Justice

Vogue Tribute to the Orlando Victims Sends a Powerful Message About Gay Identity

June 14th 2016

On Monday evening, thousands of Londoners filled Soho neighborhood's Old Compton Street at a vigil for the Orlando shooting victims, The Fader reports. Shortly after a 7 p.m. moment of silence, three dancers — Jason A. Cameron (a.k.a. Jay Jay Revlon of the House of Revlon), Omar Jordan Phillips (a.k.a. BamBam Khan), and D'Relle Khan of the International House of Khan — started a vogue dance-off.

Others joined in to use the emblematic dance move to express their pain, show solidarity, and celebrate gay identity and queer culture.

"Why vogue? Vogue — like Pulse — was for the black and Latino gay community, and is an expression of strength, freedom, and unity," Khan told The Fader.

Voguing spread through pop culture in the 1990s after Madonna included the move, but it was created by gay men of color in Harlem, New York's ballroom drag culture in the 1980s, according to The Guardian.

"Vogue is a dance outlet that comes from the ballroom scene, and within the ballroom scene there's many categories, but it was for the queer people of color, black, Latino, et cetera, to come together in this world — it was for queer people of color to create this feel of a ball," Cameron explained. "A place where everyone feels comfortable, a place where there's no judgment. [Yesterday], I called everyone and was like, "let's vogue down!" — because there's so much upset and sadness and that is happening, and voguing is uplifting. It's an outlet for pain."

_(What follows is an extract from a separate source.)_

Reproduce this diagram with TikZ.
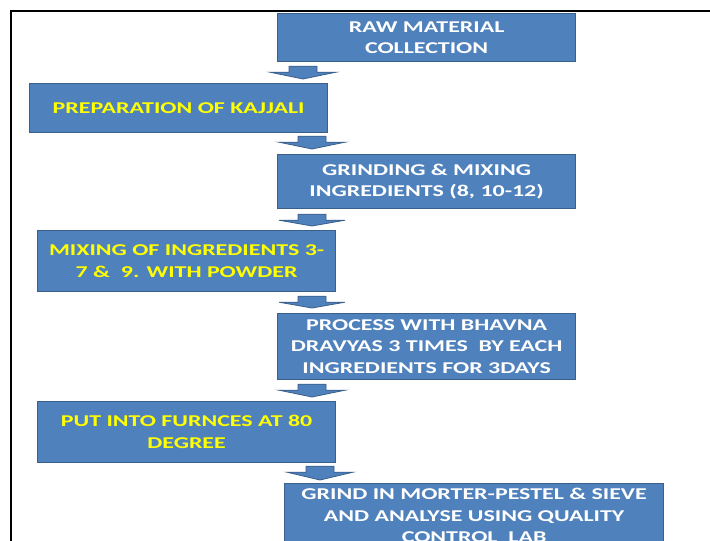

Voguing celebrates queer identity and is a way to voice pain and struggle.

“To the drag queens of that time, vogue was a beautiful escape, a way to dance away the pain and oppression they were experiencing,” Kevin Omni Burris, who has been a part of New York's LGBT community since 1975, told The Huffington Post. “But beyond that, it was a celebration of their beauty.”

In January 2016, Dazed Magazine released the documentary, “Vogue, Detroit,” which chronicles how the city's LGBT youth use dance to express their identities and create safe spaces in the city.

“They had found solace in one another and Vogue was their universal language," director Mollie Mills explained on Dazed.

Detroit’s Ruth Ellis Center, a social services agency dedicated to homeless, runaway, and at-risk LGBT youth, even offers voguing lessons.

The dancers in London wanted to pay homage the Soho neighborhood's LGBT community and emphasize the importance of safe spaces.

Soho, a historically queer community, has recently come under threat due to rising rent prices.

"I think in the light of such a horrible attack to our community, we wanted to not only show solidarity to those in Orlando, but ensure we showed solidarity to our own communities," Phillips added. "Especially when Soho and other LGBT spaces are under threat of closing down, from high rent, cuts to arts funding, etc, and they are integral to enriching society and allowing everyone to feel safe. We were reclaiming our space, and letting our community know they can do the same."